How different is the situation today. Once motorsport-crazy Germany seems to have lost all interest in the sport. The ratings actually say it all: in 2022, an average of 2.4 million Germans watched Grands Prix. Two years earlier, the figure was 4 million. It should be mentioned that nowadays the races are entirely behind a paywall, where in the past the open channel RTL had the broadcasting rights.

No Grand Prix

There is no place for a German Grand Prix on F1's crowded calendar either. Indeed, it is not even talked about at all. With the elimination of the Chinese Grand Prix in 2023, Germany was briefly mentioned as a possible replacement. When asked, however, a spokesperson for the Hockenheim circuit revealed that it had no interest in a one-off event, which would have to be set up in a hurry. No doubt many other countries would immediately honour a request to hold an F1 race. Even if it is only a one-off. But Germany? No.

Of course, Michael Schumacher was an absolute icon as a driver. He created a fandom currently comparable to that of Max Verstappen in the Netherlands. Someone like Schumacher is not easily replaced, so it makes sense that attention for the sport is waning. As soon as Verstappen quits, F1's popularity in the Netherlands is also likely to decline. Yet there is more to it, because with Sebastian Vettel, Germany had an absolute top driver until this season.


Less popular

Four times Vettel became world champion, but in terms of popularity he never reached the heights of Michael Schumacher. Especially in his later years, Vettel no longer stood out for outstanding performances. Whereas Schumacher often got more out of the car than was in it - look at his time at Ferrari - Vettel took it easy on the eye. He hardly ever went over the limit. Only in his final months at Aston Martin and knowing his retirement was approaching, did we see something back of the old Vettel from his Red Bull days.

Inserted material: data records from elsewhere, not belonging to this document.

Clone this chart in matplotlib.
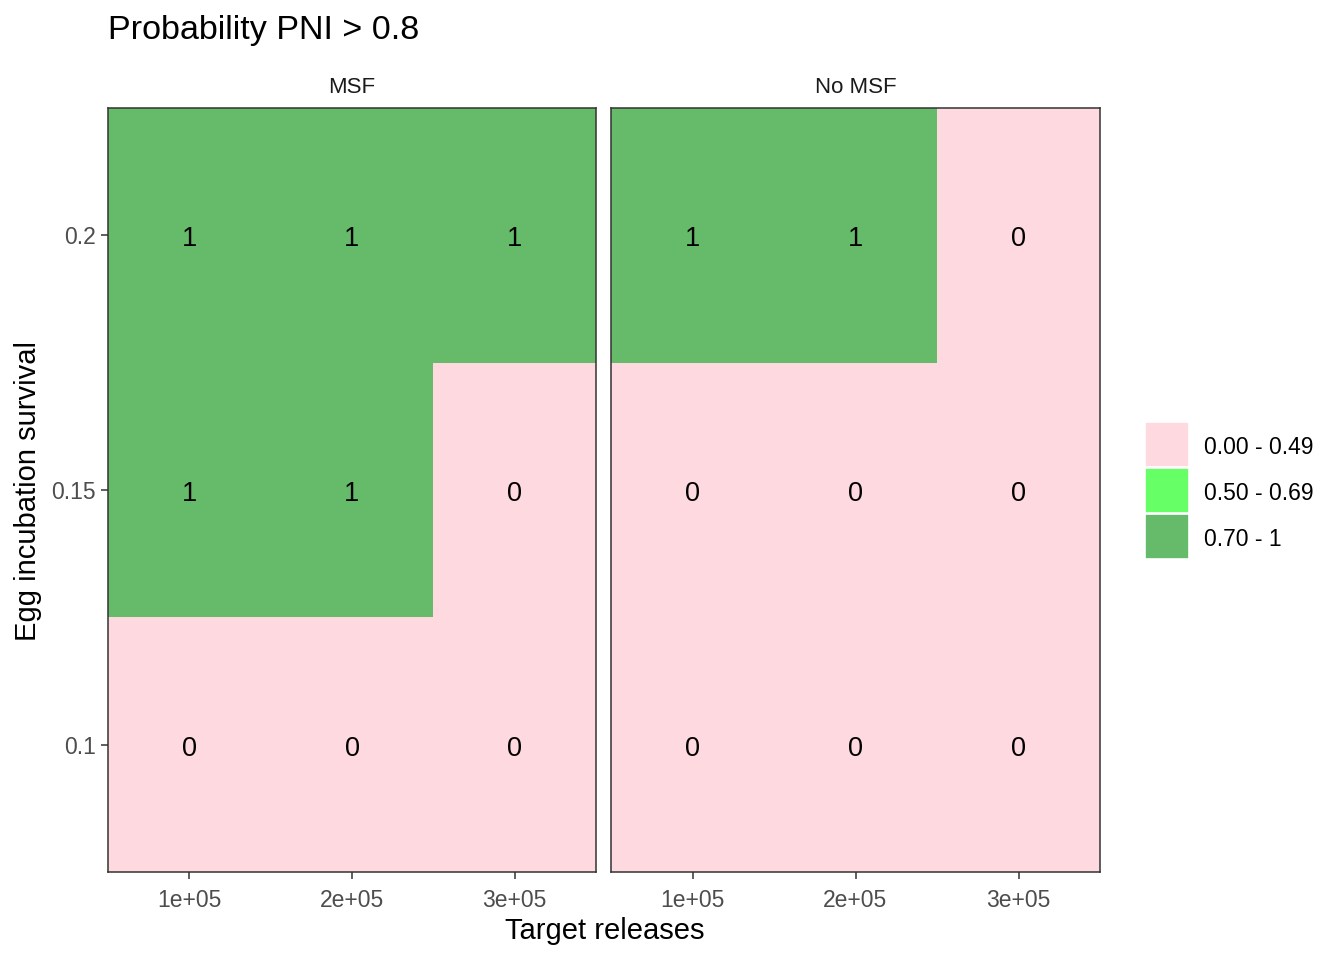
import matplotlib
matplotlib.use("Agg")
import matplotlib.pyplot as plt
import numpy as np
from matplotlib.colors import ListedColormap, BoundaryNorm
from matplotlib.patches import Rectangle
from matplotlib.transforms import ScaledTranslation

plt.rcParams['font.family'] = ['Liberation Sans', 'DejaVu Sans']

# ---- data ----
releases = ["1e+05", "2e+05", "3e+05"]
survival = ["0.1", "0.15", "0.2"]
facets = ["MSF", "No MSF"]
# rows: survival 0.1, 0.15, 0.2 ; cols: releases
msf_values = [[0, 0, 0],
              [1, 1, 0],
              [1, 1, 1]]
nomsf_values = [[0, 0, 0],
                [0, 0, 0],
                [1, 1, 0]]
legend_labels = ["0.00 - 0.49", "0.50 - 0.69", "0.70 - 1"]
bin_edges = [0.0, 0.5, 0.7, 1.01]
bin_colors = ["#FFD9E0", "#66FF66", "#66BB6A"]

W, H = 1344, 960
fig = plt.figure(figsize=(W / 100, H / 100), dpi=100)

def px_axes(x0, y0, x1, y1):
    return fig.add_axes([x0 / W, 1 - y1 / H, (x1 - x0) / W, (y1 - y0) / H])

cmap = ListedColormap(bin_colors)
norm = BoundaryNorm(bin_edges, cmap.N)
down = ScaledTranslation(0, -4 / 100, fig.dpi_scale_trans)

panels = [(108, 596), (611, 1100)]
top, bottom = 108, 872
for i, (name, vals) in enumerate(zip(facets, [msf_values, nomsf_values])):
    x0, x1 = panels[i]
    ax = px_axes(x0, top, x1, bottom)
    arr = np.array(vals, dtype=float)
    xe = np.arange(len(releases) + 1) - 0.5
    ye = np.arange(len(survival) + 1) - 0.5
    ax.pcolormesh(xe, ye, arr, cmap=cmap, norm=norm, shading='flat')
    for r in range(arr.shape[0]):
        for c in range(arr.shape[1]):
            ax.text(c, r, f"{int(arr[r, c])}", ha='center', va='center',
                    fontsize=19.5, color='black', transform=ax.transData + down)
    ax.set_xlim(-0.5, len(releases) - 0.5)
    ax.set_ylim(-0.5, len(survival) - 0.5)
    ax.set_xticks(range(len(releases)))
    ax.set_xticklabels(releases)
    ax.set_yticks(range(len(survival)))
    if i == 0:
        ax.set_yticklabels(survival)
    else:
        ax.tick_params(axis='y', left=False, labelleft=False)
    ax.tick_params(axis='both', length=5, width=1.1, color='#333333',
                   labelcolor='#4D4D4D', labelsize=16.5, pad=4)
    ax.tick_params(axis='x', pad=7)
    for sp in ax.spines.values():
        sp.set_color('#333333')
        sp.set_linewidth(1.1)
    ax.set_title(name, fontsize=16, color='#1A1A1A', pad=11)

fig.text(108 / W, 1 - 30 / H, "Probability PNI > 0.8", fontsize=24.6,
         ha='left', va='center', color='black')
fig.text(605 / W, 1 - 931 / H, "Target releases", fontsize=21,
         ha='center', va='center', color='black')
fig.text(28 / W, 1 - 491 / H, "Egg incubation survival", fontsize=21,
         ha='center', va='center', rotation=90, color='black')

# legend
lax = px_axes(0, 0, W, H)
lax.set_xlim(0, W)
lax.set_ylim(H, 0)
lax.axis('off')
ly = [422, 468, 514]
for yy, col, lab in zip(ly, bin_colors, legend_labels):
    lax.add_patch(Rectangle((1145, yy), 44, 45, facecolor=col,
                            edgecolor='white', linewidth=1.2))
    lax.text(1204, yy + 26, lab, fontsize=16.5, ha='left', va='center',
             color='black')

fig.savefig("out.png", dpi=100)
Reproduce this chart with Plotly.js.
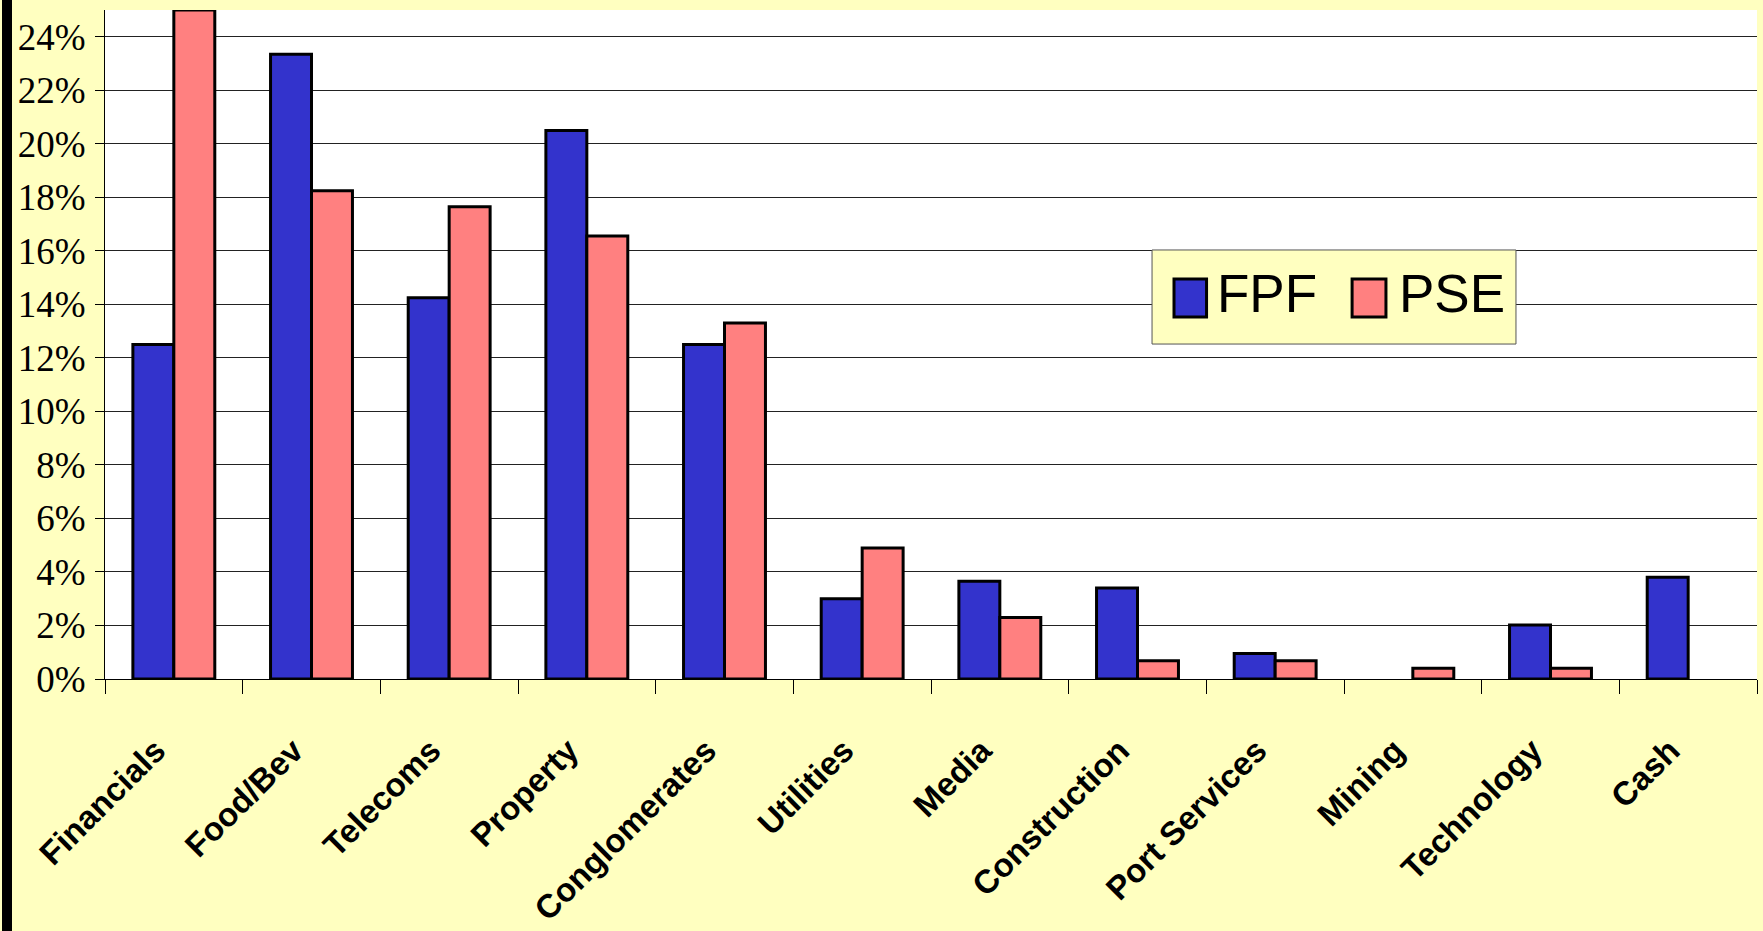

For the Germans, it came too late. They had already dropped out at that point. And the future makes one fear the worst. Mick Schumacher, too, has disappeared from the sport, although with Nico Hulkenberg, a compatriot replaces him. Nico Hulkenberg. Nice guy, decent driver. Not a man who attracts fans. The ratings are unlikely to rise in 2023..


Successors

In the Netherlands, Max Verstappen has ensured that motorsport is 'hot'. He makes kids want to go karting, want to race. The influx of talent has taken off. The Netherlands is becoming a true motorsport country. All thanks to Verstappen, whom all those youngsters look up to. In Germany, there is no driver that kids want to succeed. Consequently, no German super talent can be found in the junior series. So the country ends up in a vicious circle: no fresh blood, no interest from fans, again no kids who want to race, and so on.

Is Germany lost to motorsport? It doesn't have to be yet: Mick Schumacher has not been written off and he may eventually get a second chance in F1. Hopefully with a team that can compete for prizes. Thanks to his surname, a successful Mick is someone who is sure to attract new fans quickly. Moreover, Audi will make its entrance into Formula 1 in 2026. Alongside Mercedes, another great motorsport brand. If these two teams can extend their rivalry to F1, it would be great for Germany.